Consolidated memories can return to a labile state if they are reactivated by unpredictable reminders. To persist, active memories must be re-stabilized through a process known as reconsolidation. Although there is consistent behavioral evidence about this process in humans, the retrieval process of reconsolidated memories remains poorly understood. In this context, one fundamental question is whether the same or different neurophysiological mechanisms are involved in retrieval of consolidated and reconsolidated memories. Because it has been demonstrated that the exposure to the reconsolidation process may restructure and strengthen memories, we hypothesized distinct neurophysiological patterns during retrieval of reconsolidated memories.
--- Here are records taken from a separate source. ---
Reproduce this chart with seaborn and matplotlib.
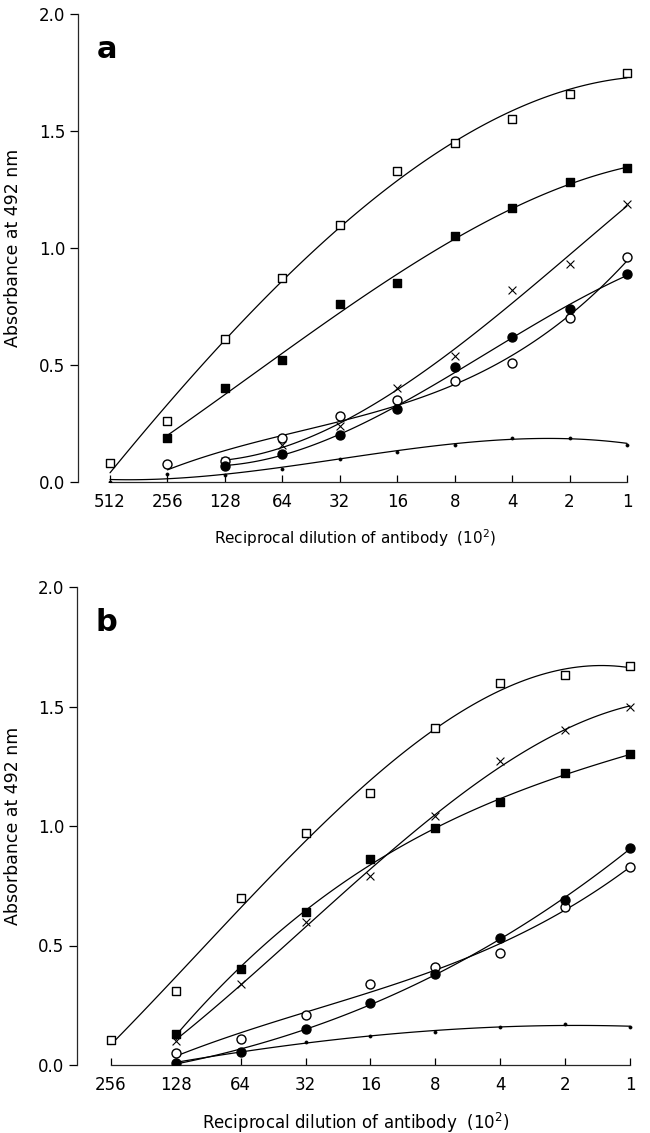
import numpy as np
import pandas as pd
import matplotlib
matplotlib.use("Agg")
import matplotlib.pyplot as plt
import seaborn as sns

sns.set_style("ticks")
plt.rcParams['font.family'] = ['DejaVu Sans']
plt.rcParams['text.color'] = 'black'
plt.rcParams['axes.labelcolor'] = 'black'
plt.rcParams['xtick.color'] = 'black'
plt.rcParams['ytick.color'] = 'black'

# panel a data
dil_a = [512, 256, 128, 64, 32, 16, 8, 4, 2, 1]
a_open_sq = [0.08, 0.26, 0.61, 0.87, 1.10, 1.33, 1.45, 1.55, 1.66, 1.75]
a_fill_sq = [np.nan, 0.19, 0.40, 0.52, 0.76, 0.85, 1.05, 1.17, 1.28, 1.34]
a_cross = [np.nan, np.nan, 0.09, 0.16, 0.24, 0.40, 0.54, 0.82, 0.93, 1.19]
a_open_ci = [np.nan, 0.077, 0.09, 0.19, 0.28, 0.35, 0.43, 0.51, 0.70, 0.96]
a_fill_ci = [np.nan, np.nan, 0.07, 0.12, 0.20, 0.31, 0.49, 0.62, 0.74, 0.89]
a_dot = [0.0, 0.035, 0.03, 0.055, 0.10, 0.13, 0.16, 0.19, 0.19, 0.16]

# panel b data
dil_b = [256, 128, 64, 32, 16, 8, 4, 2, 1]
b_open_sq = [0.105, 0.31, 0.70, 0.97, 1.14, 1.41, 1.60, 1.63, 1.67]
b_fill_sq = [np.nan, 0.13, 0.40, 0.64, 0.86, 0.99, 1.10, 1.22, 1.30]
b_cross = [np.nan, 0.10, 0.34, 0.60, 0.79, 1.04, 1.27, 1.40, 1.50]
b_open_ci = [np.nan, 0.05, 0.11, 0.21, 0.34, 0.41, 0.47, 0.66, 0.83]
b_fill_ci = [np.nan, 0.01, 0.055, 0.15, 0.26, 0.38, 0.53, 0.69, 0.91]
b_dot = [np.nan, 0.01, 0.055, 0.095, 0.12, 0.14, 0.16, 0.17, 0.16]

styles = {
    "open_sq": dict(marker="s", facecolor="white", edgecolor="black", s=38, linewidth=1.0),
    "fill_sq": dict(marker="s", facecolor="black", edgecolor="black", s=38, linewidth=1.0),
    "cross": dict(marker="x", color="black", s=32, linewidth=0.8),
    "open_ci": dict(marker="o", facecolor="white", edgecolor="black", s=42, linewidth=1.0),
    "fill_ci": dict(marker="o", facecolor="black", edgecolor="black", s=42, linewidth=1.0),
    "dot": dict(marker="o", facecolor="black", edgecolor="black", s=5, linewidth=0.5),
}


def draw_panel(ax, dil, series, label, xlab_size):
    pos = np.log2(max(dil) / np.array(dil, dtype=float))
    for key, vals in series:
        df = pd.DataFrame({"x": pos, "y": vals}).dropna()
        sns.regplot(data=df, x="x", y="y", order=3, ci=None, scatter=False, ax=ax,
                    line_kws=dict(color="black", lw=0.9, zorder=2))
        sns.scatterplot(data=df, x="x", y="y", ax=ax, zorder=3, legend=False,
                        **styles[key])
    n = len(dil)
    ax.set_xticks(np.arange(n))
    ax.set_xticklabels([str(d) for d in dil])
    ax.set_yticks([0.0, 0.5, 1.0, 1.5, 2.0])
    ax.set_yticklabels(["0.0", "0.5", "1.0", "1.5", "2.0"])
    ax.set_ylim(0, 2.0)
    ax.spines["top"].set_visible(False)
    ax.spines["right"].set_visible(False)
    ax.spines["bottom"].set_bounds(0, n - 1)
    ax.tick_params(axis="x", direction="in", length=5, width=0.9, pad=8, labelsize=12)
    ax.tick_params(axis="y", direction="out", length=6, width=0.9, pad=3, labelsize=12)
    for s in ax.spines.values():
        s.set_linewidth(0.9)
    ax.set_xlabel("Reciprocal dilution of antibody  (10$^2$)", fontsize=xlab_size, labelpad=12)
    ax.set_ylabel("Absorbance at 492 nm", fontsize=12.5)
    ax.text(0.034, 0.925, label, transform=ax.transAxes, fontsize=22, fontweight="bold",
            va="center", ha="left")


fig = plt.figure(figsize=(6.5, 11.33), dpi=100)
ax_a = fig.add_axes([78 / 650, 1 - 482 / 1133, (632 - 78) / 650, (482 - 14) / 1133])
ax_b = fig.add_axes([77 / 650, 1 - 1065 / 1133, (635 - 77) / 650, (1065 - 587) / 1133])

draw_panel(ax_a, dil_a,
           [("open_sq", a_open_sq), ("fill_sq", a_fill_sq), ("cross", a_cross),
            ("open_ci", a_open_ci), ("fill_ci", a_fill_ci), ("dot", a_dot)], "a", 11)
ax_a.set_xlim((78 - 110) / 57.4, 9 + 5 / 57.4)
ax_a.yaxis.set_label_coords((22 - 78) / 554, 0.5)

draw_panel(ax_b, dil_b,
           [("open_sq", b_open_sq), ("fill_sq", b_fill_sq), ("cross", b_cross),
            ("open_ci", b_open_ci), ("fill_ci", b_fill_ci), ("dot", b_dot)], "b", 12)
ax_b.set_xlim((77 - 111) / 64.9, 8 + 5 / 64.9)
ax_b.yaxis.set_label_coords((22 - 77) / 558, 0.5)

fig.savefig("out.png", dpi=100)
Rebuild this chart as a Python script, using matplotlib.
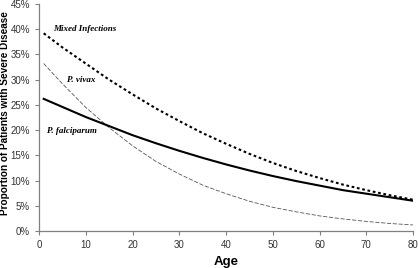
import numpy as np
import matplotlib.pyplot as plt
from matplotlib.ticker import FuncFormatter

# ages (every 5 years)
ages = [1, 5, 10, 15, 20, 25, 30, 35, 40, 45, 50, 55, 60, 65, 70, 75, 80]
# proportion (%) with severe disease
falciparum = [26.2, 24.6, 22.6, 20.8, 19.0, 17.4, 15.9, 14.5, 13.2, 12.0, 10.9, 9.9, 9.0, 8.1, 7.4, 6.7, 6.0]
vivax = [33.2, 29.2, 24.5, 20.5, 16.9, 13.8, 11.3, 9.1, 7.4, 5.9, 4.7, 3.8, 3.0, 2.4, 1.9, 1.5, 1.2]
mixed = [39.2, 36.4, 33.2, 30.0, 27.1, 24.3, 21.8, 19.4, 17.3, 15.3, 13.5, 11.9, 10.5, 9.2, 8.1, 7.1, 6.2]

plt.rcParams['font.family'] = ['Liberation Sans', 'DejaVu Sans']

fig = plt.figure(figsize=(4.18, 2.68), dpi=100)
ax = fig.add_axes([0.0933, 0.138, 0.895, 0.847])

ax.plot(ages, mixed, color='black', lw=1.5, linestyle=(0, (1.3, 1.3)))
ax.plot(ages, vivax, color='#555555', lw=0.6, linestyle=(0, (5, 2)))
ax.plot(ages, falciparum, color='black', lw=1.5)

ax.set_xlim(0, 80)
ax.set_ylim(0, 45)
ax.set_xticks(range(0, 81, 10))
ax.set_yticks(range(0, 46, 5))
ax.yaxis.set_major_formatter(FuncFormatter(lambda v, p: '%d%%' % v))

for s in ['top', 'right']:
    ax.spines[s].set_visible(False)
for s in ['left', 'bottom']:
    ax.spines[s].set_color('#808080')
    ax.spines[s].set_linewidth(0.9)
ax.tick_params(axis='both', labelsize=7, colors='#333333', length=3, width=0.8, direction='out')
ax.tick_params(axis='both', color='#808080')

ax.set_xlabel('Age', fontsize=9.5, fontweight='bold', labelpad=4)
ax.set_ylabel('Proportion of Patients with Severe Disease', fontsize=7.2, fontweight='bold')
ax.yaxis.set_label_coords(-0.077, 0.52)

lab = dict(family='Liberation Serif', style='italic', fontweight='bold', fontsize=6.5, va='center')
ax.text(3.0, 40.1, 'Mixed Infections', **lab)
ax.text(6.0, 30.0, 'P. vivax', **lab)
ax.text(1.7, 19.8, 'P. falciparum', **lab)

fig.savefig('out.png', dpi=100)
In addition, we hypothesized that interfering with the reconsolidation process using a new learning can prevent these neurophysiological changes. To test it, consolidated, reconsolidated and declarative memories whose reconsolidation process was interfered (i.e., picture-word pairs) were evaluated in humans in an old/new associative recall task while the brain activity and the pupillary response were recorded using electroencephalography and eyetracking. Our results showed that retrieval of reconsolidated memories elicits specific patterns of brain activation, characterized by an earlier peak latency and a smaller magnitude of the left parietal ERP old/new effect compared to memories that were only consolidated or whose reconsolidation process was interfered by a new learning. Moreover, our results demonstrated that only retrieval of reconsolidated memories is associated with a late reversed mid-frontal effect in a 600-690 time window. Complementarily, memories that were reactivated showed an earlier peak latency of the pupil old/new effect compared to non-reactivated memories. These findings support the idea that reconsolidation has an important impact in how memories are retrieved in the future, showing that retrieval of reconsolidated memories is partially supported by specific brain mechanisms.